* Start Information supplied *
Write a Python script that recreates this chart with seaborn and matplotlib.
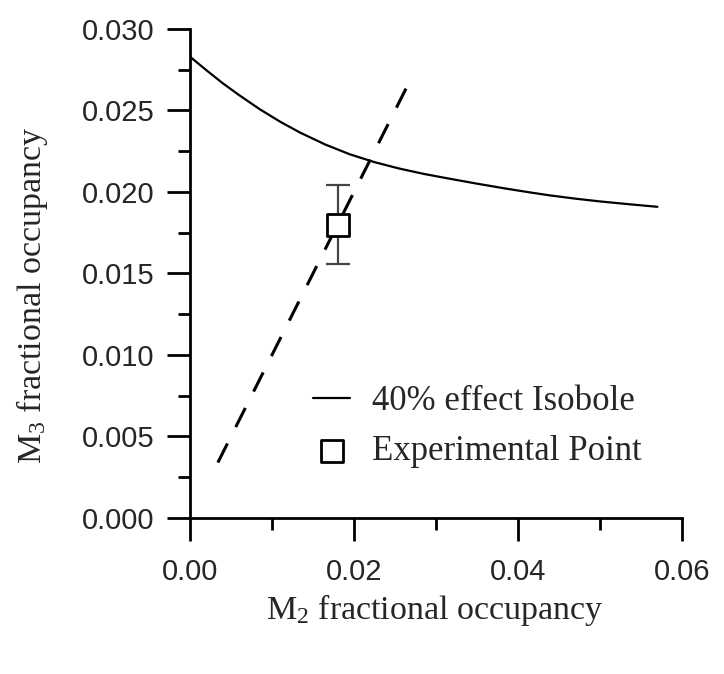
import numpy as np
import pandas as pd
import seaborn as sns
import matplotlib.pyplot as plt
from matplotlib.ticker import MultipleLocator, FormatStrFormatter

# isobole curve
isobole_x = [0.0, 0.002, 0.004, 0.006, 0.0085, 0.011, 0.0134, 0.0165, 0.0195, 0.0225,
             0.0255, 0.0285, 0.0317, 0.035, 0.0385, 0.0415, 0.0439, 0.047, 0.050,
             0.0535, 0.057]
isobole_y = [0.0283, 0.02747, 0.02667, 0.02594, 0.02508, 0.02431, 0.02365, 0.02291,
             0.02231, 0.02183, 0.02144, 0.02111, 0.02081, 0.02051, 0.02021, 0.01997,
             0.01979, 0.01959, 0.01942, 0.01925, 0.01909]

# dashed line (equal occupancy)
diag_x = [0.0034, 0.0265]
diag_y = [0.0034, 0.0265]

# experimental point
exp_x = [0.018]
exp_y = [0.018]
exp_err = [0.0024]

sns.set_style("ticks")
plt.rcParams['font.family'] = ['Liberation Sans', 'DejaVu Sans']
plt.rcParams['mathtext.default'] = 'regular'

fig = plt.figure(figsize=(7.24, 6.74), dpi=100)
ax = fig.add_axes([0.2624, 0.2315, 0.942 - 0.2624, 0.957 - 0.2315])

df_iso = pd.DataFrame({"x": isobole_x, "y": isobole_y})
sns.lineplot(data=df_iso, x="x", y="y", color="black", linewidth=1.6,
             sort=False, ax=ax, label="40% effect Isobole")

df_diag = pd.DataFrame({"x": diag_x, "y": diag_y})
sns.lineplot(data=df_diag, x="x", y="y", color="black", linewidth=2.2,
             linestyle=(0, (7, 6)), sort=False, ax=ax)

ax.errorbar(exp_x, exp_y, yerr=exp_err, fmt="none", ecolor="#444444",
            elinewidth=1.6, capsize=8.3, capthick=1.6, zorder=3)
sns.scatterplot(x=exp_x, y=exp_y, marker="s", s=16.5 ** 2, facecolor="white",
                edgecolor="black", linewidth=2, ax=ax, zorder=4,
                label="Experimental Point")

ax.set_xlim(0, 0.06)
ax.set_ylim(0, 0.030)
ax.xaxis.set_major_locator(MultipleLocator(0.02))
ax.xaxis.set_minor_locator(MultipleLocator(0.01))
ax.yaxis.set_major_locator(MultipleLocator(0.005))
ax.yaxis.set_minor_locator(MultipleLocator(0.0025))
ax.xaxis.set_major_formatter(FormatStrFormatter("%.2f"))
ax.yaxis.set_major_formatter(FormatStrFormatter("%.3f"))
ax.tick_params(which="major", length=16.5, width=2, labelsize=21, color="black")
ax.tick_params(axis="x", which="major", pad=12)
ax.tick_params(axis="y", which="major", pad=9)
ax.tick_params(which="minor", length=8.5, width=2, color="black")
for s in ["left", "bottom"]:
    ax.spines[s].set_linewidth(2)
    ax.spines[s].set_color("black")
sns.despine(ax=ax)

serif = ['Liberation Serif', 'DejaVu Serif']
ax.set_xlabel("M$_2$ fractional occupancy", fontsize=24.5, family=serif)
ax.set_ylabel("M$_3$ fractional occupancy", fontsize=24.5, family=serif)
ax.xaxis.set_label_coords(0.498, -0.151)
ax.yaxis.set_label_coords(-0.285, 0.456)

leg = ax.legend(loc="upper left", bbox_to_anchor=(0.2155, 0.307), frameon=False,
                prop={"family": serif, "size": 25}, handlelength=1.05,
                handletextpad=0.63, labelspacing=0.49, borderpad=0)

fig.savefig("out.png", dpi=100)
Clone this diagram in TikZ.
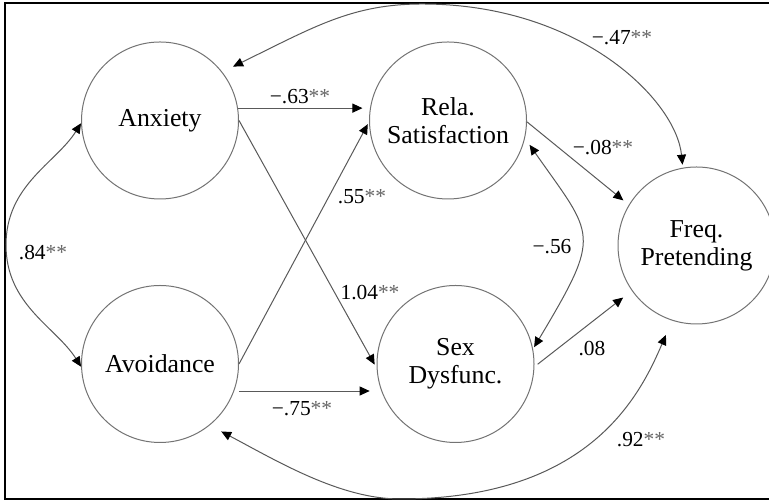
* End Information supplied *
Omit the pictures and give the material again, exactly and in full.

Write a Python script that recreates this chart with seaborn and matplotlib.
import numpy as np
import pandas as pd
import seaborn as sns
import matplotlib.pyplot as plt
from matplotlib.ticker import MultipleLocator, FormatStrFormatter

# isobole curve
isobole_x = [0.0, 0.002, 0.004, 0.006, 0.0085, 0.011, 0.0134, 0.0165, 0.0195, 0.0225,
             0.0255, 0.0285, 0.0317, 0.035, 0.0385, 0.0415, 0.0439, 0.047, 0.050,
             0.0535, 0.057]
isobole_y = [0.0283, 0.02747, 0.02667, 0.02594, 0.02508, 0.02431, 0.02365, 0.02291,
             0.02231, 0.02183, 0.02144, 0.02111, 0.02081, 0.02051, 0.02021, 0.01997,
             0.01979, 0.01959, 0.01942, 0.01925, 0.01909]

# dashed line (equal occupancy)
diag_x = [0.0034, 0.0265]
diag_y = [0.0034, 0.0265]

# experimental point
exp_x = [0.018]
exp_y = [0.018]
exp_err = [0.0024]

sns.set_style("ticks")
plt.rcParams['font.family'] = ['Liberation Sans', 'DejaVu Sans']
plt.rcParams['mathtext.default'] = 'regular'

fig = plt.figure(figsize=(7.24, 6.74), dpi=100)
ax = fig.add_axes([0.2624, 0.2315, 0.942 - 0.2624, 0.957 - 0.2315])

df_iso = pd.DataFrame({"x": isobole_x, "y": isobole_y})
sns.lineplot(data=df_iso, x="x", y="y", color="black", linewidth=1.6,
             sort=False, ax=ax, label="40% effect Isobole")

df_diag = pd.DataFrame({"x": diag_x, "y": diag_y})
sns.lineplot(data=df_diag, x="x", y="y", color="black", linewidth=2.2,
             linestyle=(0, (7, 6)), sort=False, ax=ax)

ax.errorbar(exp_x, exp_y, yerr=exp_err, fmt="none", ecolor="#444444",
            elinewidth=1.6, capsize=8.3, capthick=1.6, zorder=3)
sns.scatterplot(x=exp_x, y=exp_y, marker="s", s=16.5 ** 2, facecolor="white",
                edgecolor="black", linewidth=2, ax=ax, zorder=4,
                label="Experimental Point")

ax.set_xlim(0, 0.06)
ax.set_ylim(0, 0.030)
ax.xaxis.set_major_locator(MultipleLocator(0.02))
ax.xaxis.set_minor_locator(MultipleLocator(0.01))
ax.yaxis.set_major_locator(MultipleLocator(0.005))
ax.yaxis.set_minor_locator(MultipleLocator(0.0025))
ax.xaxis.set_major_formatter(FormatStrFormatter("%.2f"))
ax.yaxis.set_major_formatter(FormatStrFormatter("%.3f"))
ax.tick_params(which="major", length=16.5, width=2, labelsize=21, color="black")
ax.tick_params(axis="x", which="major", pad=12)
ax.tick_params(axis="y", which="major", pad=9)
ax.tick_params(which="minor", length=8.5, width=2, color="black")
for s in ["left", "bottom"]:
    ax.spines[s].set_linewidth(2)
    ax.spines[s].set_color("black")
sns.despine(ax=ax)

serif = ['Liberation Serif', 'DejaVu Serif']
ax.set_xlabel("M$_2$ fractional occupancy", fontsize=24.5, family=serif)
ax.set_ylabel("M$_3$ fractional occupancy", fontsize=24.5, family=serif)
ax.xaxis.set_label_coords(0.498, -0.151)
ax.yaxis.set_label_coords(-0.285, 0.456)

leg = ax.legend(loc="upper left", bbox_to_anchor=(0.2155, 0.307), frameon=False,
                prop={"family": serif, "size": 25}, handlelength=1.05,
                handletextpad=0.63, labelspacing=0.49, borderpad=0)

fig.savefig("out.png", dpi=100)
Clone this diagram in TikZ.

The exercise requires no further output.